** START SUPPLIED INFORMATION **

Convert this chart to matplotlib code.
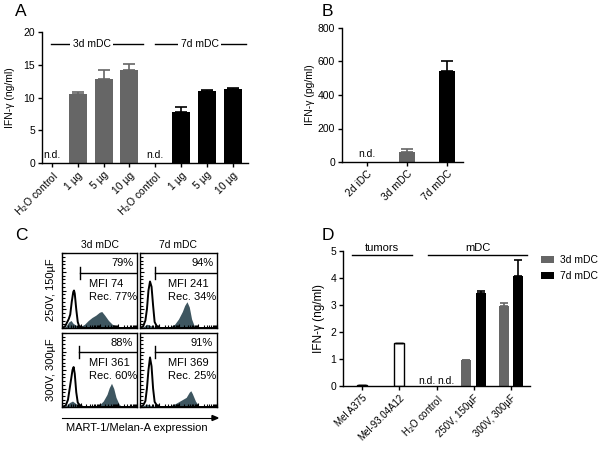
import numpy as np
import matplotlib
matplotlib.use("Agg")
from matplotlib import pyplot as plt

plt.rcParams['font.family'] = ['Liberation Sans', 'DejaVu Sans']
plt.rcParams['font.size'] = 7.5
plt.rcParams['axes.linewidth'] = 1.0
plt.rcParams['xtick.major.size'] = 3
plt.rcParams['ytick.major.size'] = 3

GRAY = '#666666'
FILL = '#3e5660'

# panel A
a_labels = ['H$_2$O control', '1 µg', '5 µg', '10 µg',
            'H$_2$O control', '1 µg', '5 µg', '10 µg']
a_vals = [0, 10.6, 12.9, 14.2, 0, 7.8, 11.0, 11.3]
a_err = [0, 0.2, 1.3, 0.9, 0, 0.8, 0.2, 0.1]
a_cols = [GRAY] * 4 + ['black'] * 4

# panel B
b_labels = ['2d iDC', '3d mDC', '7d mDC']
b_vals = [0, 60, 545]
b_err = [0, 15, 55]
b_cols = [GRAY, GRAY, 'black']

# panel D
d_labels = ['Mel A375', 'Mel-93.04A12', 'H$_2$O control', '250V, 150µF', '300V, 300µF']
d_tumor = [0.02, 1.58]
d_tumor_err = [0.02, 0.03]
d_3d = [0, 0.95, 2.98]
d_3d_err = [0, 0.01, 0.08]
d_7d = [0, 3.45, 4.08]
d_7d_err = [0, 0.08, 0.58]

# panel C histograms (x: fraction of log scale, y: relative count)
tl_open_x = [0, 0.04, 0.07, 0.09, 0.11, 0.13, 0.15, 0.16, 0.17, 0.19, 0.21, 0.23, 0.26, 0.30, 1.0]
tl_open_y = [0, 0.02, 0.08, 0.12, 0.18, 0.35, 0.48, 0.50, 0.46, 0.25, 0.08, 0.02, 0.01, 0, 0]
tl_fill_x = [0, 0.05, 0.09, 0.12, 0.15, 0.2, 0.25, 0.3, 0.35, 0.4, 0.45, 0.5, 0.53, 0.57, 0.62, 0.67, 0.72, 0.78, 0.85, 1]
tl_fill_y = [0, 0.02, 0.08, 0.10, 0.06, 0.03, 0.02, 0.05, 0.10, 0.14, 0.17, 0.21, 0.22, 0.17, 0.10, 0.05, 0.03, 0.01, 0, 0]
tr_open_x = [0, 0.04, 0.07, 0.09, 0.11, 0.13, 0.15, 0.17, 0.19, 0.22, 0.26, 1]
tr_open_y = [0, 0.02, 0.10, 0.25, 0.50, 0.62, 0.55, 0.30, 0.08, 0.02, 0, 0]
tr_fill_x = [0, 0.05, 0.09, 0.12, 0.16, 0.2, 0.3, 0.4, 0.45, 0.5, 0.55, 0.58, 0.61, 0.64, 0.67, 0.7, 0.73, 0.8, 1]
tr_fill_y = [0, 0.02, 0.05, 0.04, 0.02, 0.01, 0.01, 0.02, 0.05, 0.12, 0.22, 0.30, 0.35, 0.28, 0.12, 0.04, 0.01, 0, 0]
bl_open_x = [0, 0.05, 0.08, 0.11, 0.14, 0.155, 0.17, 0.19, 0.21, 0.24, 0.28, 1]
bl_open_y = [0, 0.02, 0.10, 0.30, 0.50, 0.54, 0.45, 0.20, 0.06, 0.02, 0, 0]
bl_fill_x = [0, 0.06, 0.1, 0.14, 0.18, 0.22, 0.3, 0.4, 0.5, 0.55, 0.6, 0.63, 0.66, 0.69, 0.72, 0.76, 0.8, 1]
bl_fill_y = [0, 0.02, 0.06, 0.08, 0.05, 0.02, 0.01, 0.01, 0.03, 0.08, 0.17, 0.26, 0.32, 0.25, 0.13, 0.04, 0, 0]
br_open_x = [0, 0.04, 0.07, 0.09, 0.11, 0.13, 0.15, 0.17, 0.19, 0.22, 0.26, 1]
br_open_y = [0, 0.02, 0.08, 0.25, 0.50, 0.67, 0.55, 0.25, 0.07, 0.02, 0, 0]
br_fill_x = [0, 0.05, 0.09, 0.12, 0.16, 0.22, 0.3, 0.4, 0.45, 0.5, 0.55, 0.6, 0.64, 0.66, 0.68, 0.72, 0.76, 0.8, 1]
br_fill_y = [0, 0.02, 0.04, 0.03, 0.01, 0.01, 0.01, 0.02, 0.04, 0.07, 0.10, 0.13, 0.20, 0.22, 0.18, 0.08, 0.02, 0, 0]
c_pct = ['79%', '94%', '88%', '91%']
c_mfi = ['MFI 74', 'MFI 241', 'MFI 361', 'MFI 369']
c_rec = ['Rec. 77%', 'Rec. 34%', 'Rec. 60%', 'Rec. 25%']
c_gate = [0.24, 0.20, 0.23, 0.20]


def box(l, t, r, b):
    return [l / 600, 1 - b / 470, (r - l) / 600, (b - t) / 470]


def style(ax):
    ax.spines['top'].set_visible(False)
    ax.spines['right'].set_visible(False)
    ax.tick_params(length=3, width=1, pad=2)


fig = plt.figure(figsize=(6, 4.7), dpi=100)

# ---- A
ax = fig.add_axes(box(42, 32, 248, 163))
xa = np.arange(len(a_vals))
ax.bar(xa, a_vals, 0.7, color=a_cols)
for i in range(len(a_vals)):
    if a_vals[i] > 0:
        ax.errorbar(xa[i], a_vals[i], yerr=[[0], [a_err[i]]], color=a_cols[i],
                    capsize=4, elinewidth=1.2, capthick=1.2)
    else:
        ax.text(xa[i], 0.4, 'n.d.', ha='center', va='bottom')
ax.set_xlim(-0.39, 7.6)
ax.set_ylim(0, 20)
ax.set_yticks([0, 5, 10, 15, 20])
ax.set_xticks(xa)
ax.set_xticklabels(a_labels, rotation=45, ha='right', rotation_mode='anchor')
ax.set_ylabel('IFN-γ (ng/ml)')
ax.yaxis.set_label_coords(-0.13, 0.5)
style(ax)
for (x0, x1, xt, lab) in [(-0.05, 3.53, 1.53, '3d mDC'), (3.99, 7.52, 5.72, '7d mDC')]:
    ax.plot([x0, x1], [18.2, 18.2], color='black', lw=1)
    ax.text(xt, 18.2, lab, ha='center', va='center',
            bbox=dict(facecolor='white', edgecolor='none', pad=1.5))
fig.text(15 / 600, 1 - 11 / 470, 'A', fontsize=12.5, va='center')

# ---- B
ax = fig.add_axes(box(342, 28, 463, 162))
xb = np.arange(len(b_vals))
ax.bar(xb, b_vals, 0.4, color=b_cols)
for i in range(len(b_vals)):
    if b_vals[i] > 0:
        ax.errorbar(xb[i], b_vals[i], yerr=[[0], [b_err[i]]], color=b_cols[i],
                    capsize=4, elinewidth=1.2, capthick=1.2)
    else:
        ax.text(xb[i], 15, 'n.d.', ha='center', va='bottom')
ax.set_xlim(-0.62, 2.4)
ax.set_ylim(0, 800)
ax.set_yticks([0, 200, 400, 600, 800])
ax.set_xticks(xb)
ax.set_xticklabels(b_labels, rotation=45, ha='right', rotation_mode='anchor')
ax.set_ylabel('IFN-γ (pg/ml)')
ax.yaxis.set_label_coords(-0.22, 0.5)
style(ax)
fig.text(322 / 600, 1 - 11 / 470, 'B', fontsize=12.5, va='center')

# ---- C
fig.text(15 / 600, 1 - 236 / 470, 'C', fontsize=12.5, va='center')
c_boxes = [box(62, 253, 137, 328), box(140, 253, 217, 328),
           box(62, 333, 137, 407), box(140, 333, 217, 407)]
c_hist = [(tl_open_x, tl_open_y, tl_fill_x, tl_fill_y),
          (tr_open_x, tr_open_y, tr_fill_x, tr_fill_y),
          (bl_open_x, bl_open_y, bl_fill_x, bl_fill_y),
          (br_open_x, br_open_y, br_fill_x, br_fill_y)]
minor = [0.25 * d + 0.25 * np.log10(k) for d in range(4) for k in range(2, 10)]
for k in range(4):
    ax = fig.add_axes(c_boxes[k])
    ox, oy, fx, fy = c_hist[k]
    ax.plot(ox, oy, color='black', lw=1.4)
    ax.fill_between(fx, fy, color=FILL, lw=0)
    g = c_gate[k]
    ax.plot([g, 1], [0.74, 0.74], color='black', lw=1)
    ax.plot([g, g], [0.66, 0.82], color='black', lw=1)
    ax.text(0.95, 0.87, c_pct[k], ha='right', va='center', fontsize=8)
    ax.text(0.36, 0.59, c_mfi[k], ha='left', va='center', fontsize=8)
    ax.text(0.36, 0.42, c_rec[k], ha='left', va='center', fontsize=8)
    ax.set_xlim(0, 1)
    ax.set_ylim(0, 1)
    ax.set_xticks([0, 0.25, 0.5, 0.75, 1])
    ax.set_xticks(minor, minor=True)
    ax.set_yticks([0, 0.25, 0.5, 0.75, 1])
    ax.set_yticks(np.arange(0, 1, 0.05), minor=True)
    ax.tick_params(which='both', direction='in', length=2, width=0.8,
                   labelbottom=False, labelleft=False)
    ax.tick_params(which='major', length=3)
fig.text(100 / 600, 1 - 245 / 470, '3d mDC', ha='center', va='center')
fig.text(178 / 600, 1 - 245 / 470, '7d mDC', ha='center', va='center')
fig.text(51 / 600, 1 - 290 / 470, '250V, 150µF', rotation=90, ha='center', va='center', fontsize=8)
fig.text(51 / 600, 1 - 370 / 470, '300V, 300µF', rotation=90, ha='center', va='center', fontsize=8)
fig.add_artist(plt.Line2D([62 / 600, 212 / 600], [1 - 418 / 470, 1 - 418 / 470],
                          color='black', lw=0.8))
fig.patches.append(plt.Polygon([[212 / 600, 1 - 415.5 / 470], [218 / 600, 1 - 418 / 470],
                                [212 / 600, 1 - 420.5 / 470]], closed=True,
                               color='black', transform=fig.transFigure))
fig.text(137 / 600, 1 - 428 / 470, 'MART-1/Melan-A expression', ha='center', va='center', fontsize=8)

# ---- D
ax = fig.add_axes(box(343, 251, 530, 386))
w = 0.27
ax.bar([0, 1], d_tumor, w, color='white', edgecolor='black', lw=1)
ax.errorbar([0, 1], d_tumor, yerr=[[0, 0], d_tumor_err], fmt='none', ecolor='black',
            capsize=3, elinewidth=1, capthick=1)
xg = np.array([2, 3, 4])
ax.bar(xg - 0.2, d_3d, w, color=GRAY, label='3d mDC')
ax.bar(xg + 0.2, d_7d, w, color='black', label='7d mDC')
ax.errorbar(xg[1:] - 0.2, d_3d[1:], yerr=[[0, 0], d_3d_err[1:]], fmt='none', ecolor=GRAY,
            capsize=3, elinewidth=1.2, capthick=1.2)
ax.errorbar(xg[1:] + 0.2, d_7d[1:], yerr=[[0, 0], d_7d_err[1:]], fmt='none', ecolor='black',
            capsize=3, elinewidth=1.2, capthick=1.2)
ax.text(2 - 0.25, 0.0, 'n.d.', ha='center', va='bottom')
ax.text(2 + 0.25, 0.0, 'n.d.', ha='center', va='bottom')
ax.set_xlim(-0.51, 4.51)
ax.set_ylim(0, 5)
ax.set_xticks(np.arange(5))
ax.set_xticklabels(d_labels, rotation=45, ha='right', rotation_mode='anchor', fontsize=7)
ax.set_ylabel('IFN-γ (ng/ml)', fontsize=8.5)
ax.yaxis.set_label_coords(-0.095, 0.5)
style(ax)
ax.plot([-0.27, 1.34], [4.85, 4.85], color='black', lw=1, clip_on=False)
ax.plot([1.77, 4.43], [4.85, 4.85], color='black', lw=1, clip_on=False)
ax.text(0.54, 4.92, 'tumors', ha='center', va='bottom', fontsize=8)
ax.text(3.1, 4.92, 'mDC', ha='center', va='bottom', fontsize=8)
ax.legend(loc='upper left', bbox_to_anchor=(541 / 600, 1 - 255 / 470),
          bbox_transform=fig.transFigure, frameon=False, fontsize=7.5,
          handlelength=1.2, handleheight=0.6, handletextpad=0.6, labelspacing=0.6,
          borderaxespad=0, borderpad=0)
fig.text(322 / 600, 1 - 236 / 470, 'D', fontsize=12.5, va='center')

fig.savefig('out.png', dpi=100)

** END SUPPLIED INFORMATION **

▶ [INSTRUCTION]:
Which lines of the data above contain "matplotlib"? Copy each one.

▶ [THE OUTPUT]:
Convert this chart to matplotlib code.
import matplotlib
matplotlib.use("Agg")
from matplotlib import pyplot as plt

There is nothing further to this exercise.